In the end, obstacles presented by distance and the risks posed by volatile political and religious situations persuaded us to reconsider. Spain and Italy – where we have family – were discarded in light of the turmoil and uncertainty over the Euro. So, having visited Turkey and fallen in love with its beautiful Mediterranean coast, it was our next target.

We found a relaxed and easy-going culture, low cost of living, affordable property, potential for work with companies in an expanding tourism sector in a country identified as one of the world’s fastest-growing economies. Turkey moved straight to the top of the list and work resumed with UKTI to establish how we could adapt our offer to match possible demand. As a result, Dolphin International Communications is finally launched this week – a name chosen to reflect both our new Mediterranean location and the fact we’re still only a “click” away for clients who have opted to stay with us.
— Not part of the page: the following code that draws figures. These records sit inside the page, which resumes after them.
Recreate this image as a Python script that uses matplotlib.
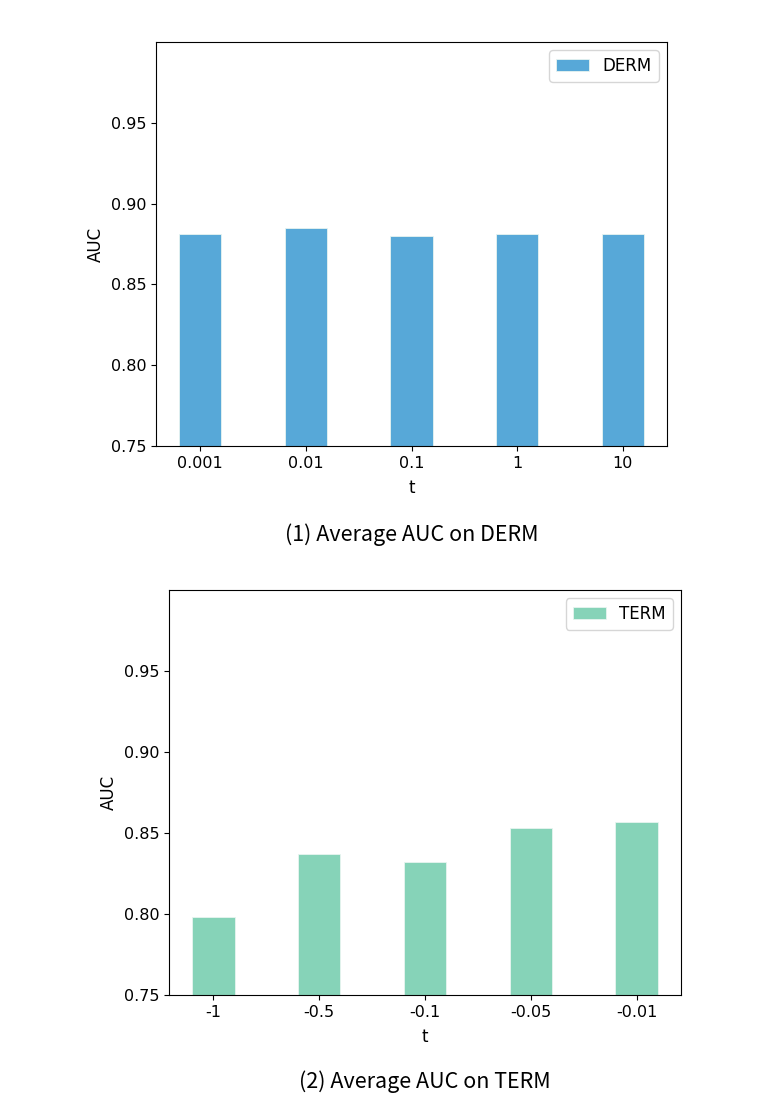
import matplotlib
matplotlib.use("Agg")
import matplotlib.pyplot as plt

plt.rcParams['font.family'] = ['DejaVu Sans']

derm_t = ["0.001", "0.01", "0.1", "1", "10"]
derm_auc = [0.881, 0.885, 0.880, 0.881, 0.881]
term_t = ["-1", "-0.5", "-0.1", "-0.05", "-0.01"]
term_auc = [0.798, 0.837, 0.832, 0.853, 0.857]
yticks = [0.75, 0.80, 0.85, 0.90, 0.95]

W, H = 782, 1110
fig = plt.figure(figsize=(W / 100, H / 100), dpi=100)

def px_axes(l, t, r, b):
    return fig.add_axes([l / W, 1 - b / H, (r - l) / W, (b - t) / H])

def draw(ax, cats, vals, color, label, caption, cap_y):
    x = list(range(len(cats)))
    ax.bar(x, vals, width=0.4, color=color, edgecolor="#e8f4f0", linewidth=0.6, label=label)
    ax.set_ylim(0.75, 1.0)
    ax.set_yticks(yticks)
    ax.set_yticklabels([f"{v:.2f}" for v in yticks], fontsize=11.5)
    ax.set_xticks(x)
    ax.set_xticklabels(cats, fontsize=11.5)
    ax.set_xlabel("t", fontsize=12, labelpad=6)
    ax.set_ylabel("AUC", fontsize=12)
    ax.legend(loc="upper right", fontsize=12, handlelength=2.0)
    fig.text(ax.get_position().x0 + ax.get_position().width / 2, 1 - cap_y / H, caption,
             ha="center", va="center", fontsize=15.5,
             family=["Noto Sans CJK SC", "DejaVu Sans"])

ax1 = px_axes(156, 42, 667, 446)
draw(ax1, derm_t, derm_auc, "#57a8d8", "DERM", "(1) Average AUC on DERM", 535)
ax2 = px_axes(169, 590, 681, 995)
draw(ax2, term_t, term_auc, "#86d3b8", "TERM", "(2) Average AUC on TERM", 1082)

fig.savefig("out.png", dpi=100)
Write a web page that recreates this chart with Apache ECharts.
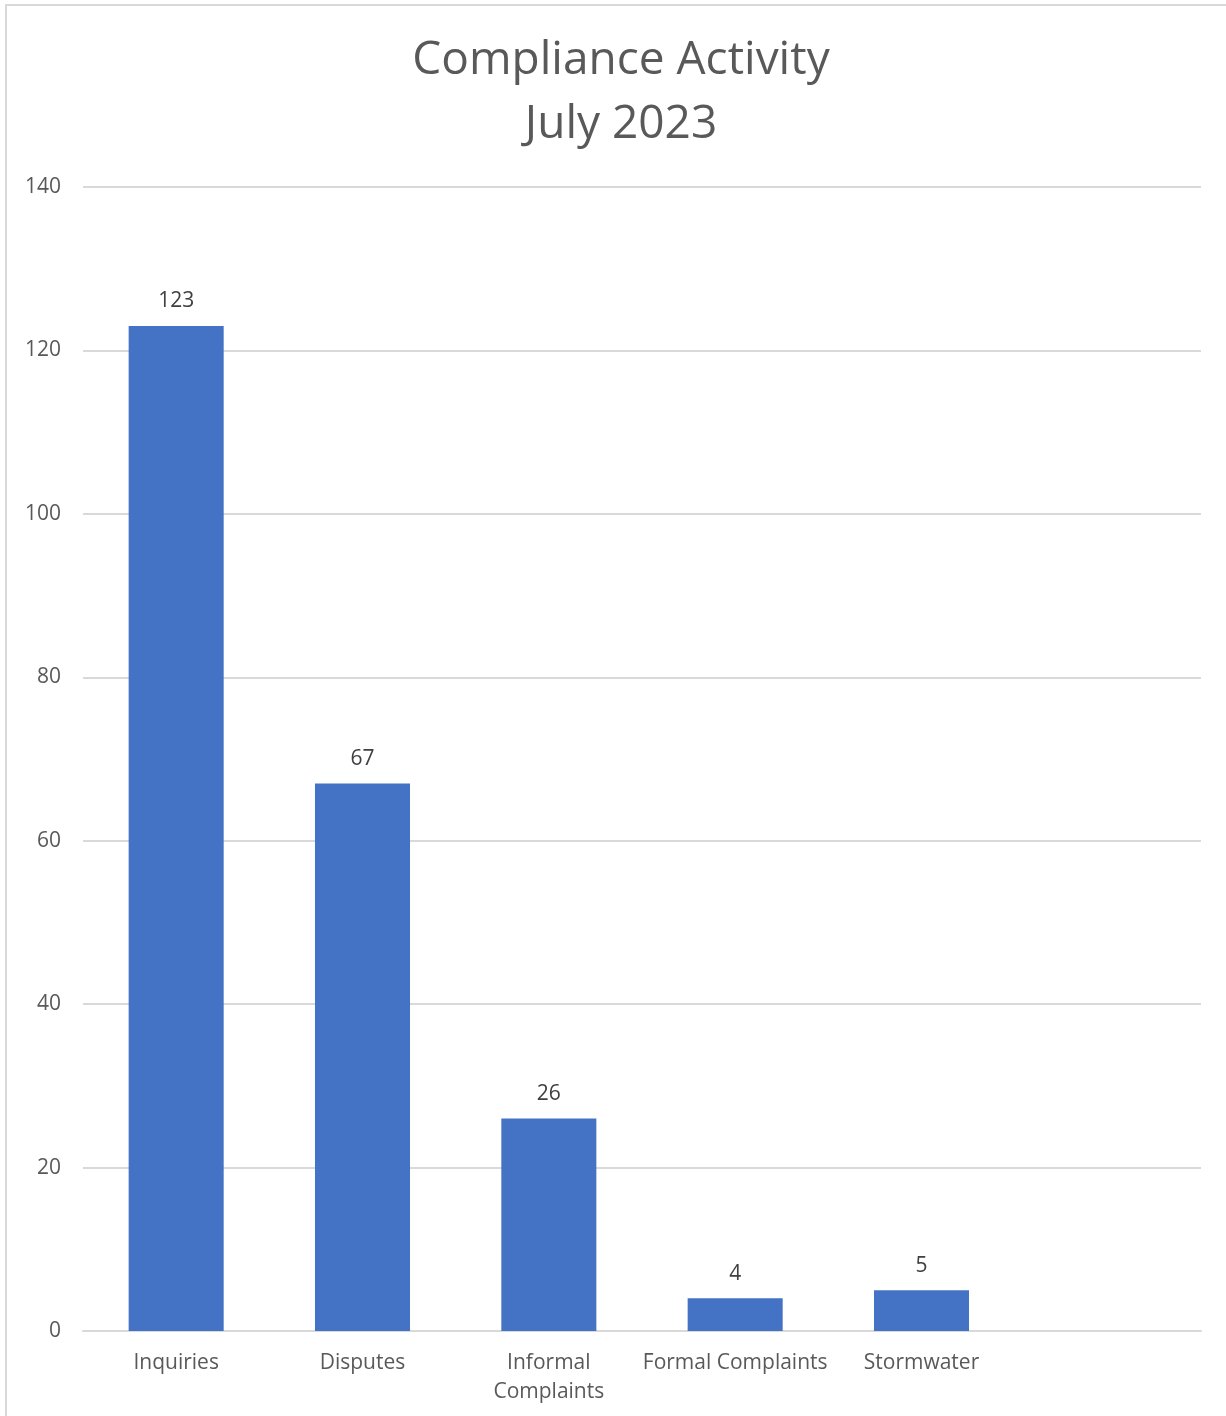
<!DOCTYPE html>
<html>
<head>
<meta charset="utf-8">
<script src="https://cdn.jsdelivr.net/npm/echarts@6/dist/echarts.min.js"></script>
<style>
html,body{margin:0;padding:0;background:#fff;}
#chart{width:1226px;height:1416px;}
</style>
</head>
<body>
<div id="chart"></div>
<script>
const titleText = "Compliance Activity\nJuly 2023";
const categories = ["Inquiries", "Disputes", "Informal\nComplaints", "Formal Complaints", "Stormwater"];
const values = [123, 67, 26, 4, 5];
const yTicks = [0, 20, 40, 60, 80, 100, 120, 140];

const FONT = "'Open Sans', sans-serif";
const chart = echarts.init(document.getElementById('chart'), null, {renderer: 'canvas'});
chart.setOption({
  backgroundColor: '#ffffff',
  animation: false,
  graphic: [{
    type: 'rect',
    shape: {x: 6, y: 5, width: 1230, height: 1420},
    style: {fill: 'none', stroke: '#d9d9d9', lineWidth: 2},
    silent: true
  }],
  title: {
    text: titleText,
    left: 616,
    textAlign: 'center',
    top: 24,
    textStyle: {
      fontFamily: FONT, fontSize: 46, fontWeight: 'normal', color: '#595959', lineHeight: 64
    }
  },
  grid: {left: 83, right: 25, top: 187, bottom: 85, containLabel: false},
  xAxis: {
    type: 'category',
    data: categories,
    max: 5,
    axisLine: {show: true, lineStyle: {color: '#d9d9d9', width: 2}},
    axisTick: {show: false},
    axisLabel: {
      interval: 0, margin: 18, fontFamily: FONT, fontSize: 21, color: '#595959', lineHeight: 29
    }
  },
  yAxis: {
    type: 'value',
    min: yTicks[0],
    max: yTicks[yTicks.length - 1],
    interval: 20,
    axisLine: {show: false},
    axisTick: {show: false},
    axisLabel: {margin: 22, fontFamily: FONT, fontSize: 21, color: '#595959'},
    splitLine: {lineStyle: {color: '#d9d9d9', width: 2}}
  },
  series: [{
    type: 'bar',
    data: values,
    barWidth: '51%',
    itemStyle: {color: '#4472c4'},
    label: {
      show: true, position: 'top', distance: 14,
      fontFamily: FONT, fontSize: 21, color: '#404040'
    }
  }]
});
</script>
</body>
</html>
Of course, some have told us we’re mad. Others seem convinced we’re heading for some sort of war zone or a backward nation stuck in the 1930s. It’s true we might not be able to buy ham or sausages unless they’re “under the counter”, the power goes off pretty regularly and most of the TV will be unintelligible (although I’m actually looking forward to learning a new language).But if you’ve watched The Hobbit, you’ll have seen Bilbo leaving the detritus of a meticulously-organised life behind him as he runs after Gandalf and the dwarves, shouting: “I’m going on an adventure!”

There’s no doubt there will be challenges ahead, some involving things we don’t even know about yet. Just the same, inside, I’m with Bilbo.